Your objective: Write out exactly the lines from the start of the entries through the one that contains "(30,42) rectangle (115,408);", including both.

* START Given records *

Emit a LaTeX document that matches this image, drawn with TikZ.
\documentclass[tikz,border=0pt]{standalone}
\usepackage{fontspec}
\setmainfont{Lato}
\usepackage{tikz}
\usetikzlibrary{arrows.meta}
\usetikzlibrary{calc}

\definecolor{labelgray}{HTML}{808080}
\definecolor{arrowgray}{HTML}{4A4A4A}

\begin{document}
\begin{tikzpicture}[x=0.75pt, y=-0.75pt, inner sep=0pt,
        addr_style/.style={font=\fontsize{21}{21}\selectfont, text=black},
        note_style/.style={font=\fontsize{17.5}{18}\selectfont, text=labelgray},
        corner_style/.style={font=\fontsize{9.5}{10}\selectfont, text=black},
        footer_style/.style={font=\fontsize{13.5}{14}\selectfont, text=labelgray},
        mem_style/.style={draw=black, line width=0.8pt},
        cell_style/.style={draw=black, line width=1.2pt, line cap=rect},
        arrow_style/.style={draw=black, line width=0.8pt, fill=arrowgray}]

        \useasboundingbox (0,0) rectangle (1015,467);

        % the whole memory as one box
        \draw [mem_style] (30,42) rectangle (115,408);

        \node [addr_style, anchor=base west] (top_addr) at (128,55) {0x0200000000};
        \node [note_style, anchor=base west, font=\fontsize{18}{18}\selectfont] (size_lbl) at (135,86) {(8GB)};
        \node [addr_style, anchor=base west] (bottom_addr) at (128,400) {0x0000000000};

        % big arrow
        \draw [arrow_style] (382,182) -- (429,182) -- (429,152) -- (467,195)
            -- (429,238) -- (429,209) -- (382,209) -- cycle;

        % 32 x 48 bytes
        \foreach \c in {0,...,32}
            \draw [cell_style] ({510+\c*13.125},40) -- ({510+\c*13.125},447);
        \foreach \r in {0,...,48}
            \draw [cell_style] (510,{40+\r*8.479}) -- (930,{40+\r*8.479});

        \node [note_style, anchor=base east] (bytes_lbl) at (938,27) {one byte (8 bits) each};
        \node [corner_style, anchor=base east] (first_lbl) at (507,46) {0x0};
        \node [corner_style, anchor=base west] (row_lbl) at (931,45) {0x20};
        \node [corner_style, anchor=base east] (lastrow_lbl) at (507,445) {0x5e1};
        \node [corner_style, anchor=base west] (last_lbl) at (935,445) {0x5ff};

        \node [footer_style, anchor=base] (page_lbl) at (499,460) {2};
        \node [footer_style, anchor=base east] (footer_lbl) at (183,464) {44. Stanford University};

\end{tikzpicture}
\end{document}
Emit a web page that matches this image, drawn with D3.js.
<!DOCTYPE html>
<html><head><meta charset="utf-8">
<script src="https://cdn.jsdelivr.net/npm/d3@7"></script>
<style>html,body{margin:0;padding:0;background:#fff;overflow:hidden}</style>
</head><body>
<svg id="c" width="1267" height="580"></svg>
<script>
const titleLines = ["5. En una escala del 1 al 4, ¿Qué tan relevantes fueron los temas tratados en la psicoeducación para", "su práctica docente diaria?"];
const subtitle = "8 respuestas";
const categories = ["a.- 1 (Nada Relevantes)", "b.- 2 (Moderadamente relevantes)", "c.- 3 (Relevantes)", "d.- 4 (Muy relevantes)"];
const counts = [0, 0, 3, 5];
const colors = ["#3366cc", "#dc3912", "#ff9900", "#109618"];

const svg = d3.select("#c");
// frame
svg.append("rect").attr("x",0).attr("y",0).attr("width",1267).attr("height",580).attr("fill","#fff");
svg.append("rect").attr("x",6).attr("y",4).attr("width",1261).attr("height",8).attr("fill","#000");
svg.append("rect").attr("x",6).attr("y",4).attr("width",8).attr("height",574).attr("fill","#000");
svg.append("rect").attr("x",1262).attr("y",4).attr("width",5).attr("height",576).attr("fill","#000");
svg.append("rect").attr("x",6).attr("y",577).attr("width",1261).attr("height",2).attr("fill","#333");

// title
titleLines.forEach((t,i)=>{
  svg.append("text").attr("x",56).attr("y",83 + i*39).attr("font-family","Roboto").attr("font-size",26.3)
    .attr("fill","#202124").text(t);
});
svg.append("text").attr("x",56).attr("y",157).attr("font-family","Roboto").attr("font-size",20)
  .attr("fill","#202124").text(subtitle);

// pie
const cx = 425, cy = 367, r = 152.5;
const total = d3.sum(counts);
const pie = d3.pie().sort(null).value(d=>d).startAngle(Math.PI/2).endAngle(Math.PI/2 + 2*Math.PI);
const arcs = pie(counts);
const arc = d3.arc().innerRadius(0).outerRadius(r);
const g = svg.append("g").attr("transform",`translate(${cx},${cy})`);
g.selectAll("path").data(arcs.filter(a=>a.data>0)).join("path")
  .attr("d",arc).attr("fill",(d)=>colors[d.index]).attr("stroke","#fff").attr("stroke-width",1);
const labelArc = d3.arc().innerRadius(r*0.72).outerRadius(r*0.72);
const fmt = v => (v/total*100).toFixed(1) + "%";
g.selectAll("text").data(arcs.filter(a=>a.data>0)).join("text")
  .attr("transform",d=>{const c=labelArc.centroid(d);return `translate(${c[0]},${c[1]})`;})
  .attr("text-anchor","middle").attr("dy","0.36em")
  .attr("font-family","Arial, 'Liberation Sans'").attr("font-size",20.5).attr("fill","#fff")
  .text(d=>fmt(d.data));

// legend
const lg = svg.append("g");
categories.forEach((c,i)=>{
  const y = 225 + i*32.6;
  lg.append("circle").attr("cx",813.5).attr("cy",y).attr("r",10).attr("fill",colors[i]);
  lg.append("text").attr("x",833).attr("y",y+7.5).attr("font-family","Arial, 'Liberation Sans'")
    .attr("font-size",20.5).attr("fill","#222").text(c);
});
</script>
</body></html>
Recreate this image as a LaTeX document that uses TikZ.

* END Given records *

The solution:
Emit a LaTeX document that matches this image, drawn with TikZ.
\documentclass[tikz,border=0pt]{standalone}
\usepackage{fontspec}
\setmainfont{Lato}
\usepackage{tikz}
\usetikzlibrary{arrows.meta}
\usetikzlibrary{calc}

\definecolor{labelgray}{HTML}{808080}
\definecolor{arrowgray}{HTML}{4A4A4A}

\begin{document}
\begin{tikzpicture}[x=0.75pt, y=-0.75pt, inner sep=0pt,
        addr_style/.style={font=\fontsize{21}{21}\selectfont, text=black},
        note_style/.style={font=\fontsize{17.5}{18}\selectfont, text=labelgray},
        corner_style/.style={font=\fontsize{9.5}{10}\selectfont, text=black},
        footer_style/.style={font=\fontsize{13.5}{14}\selectfont, text=labelgray},
        mem_style/.style={draw=black, line width=0.8pt},
        cell_style/.style={draw=black, line width=1.2pt, line cap=rect},
        arrow_style/.style={draw=black, line width=0.8pt, fill=arrowgray}]

        \useasboundingbox (0,0) rectangle (1015,467);

        % the whole memory as one box
        \draw [mem_style] (30,42) rectangle (115,408);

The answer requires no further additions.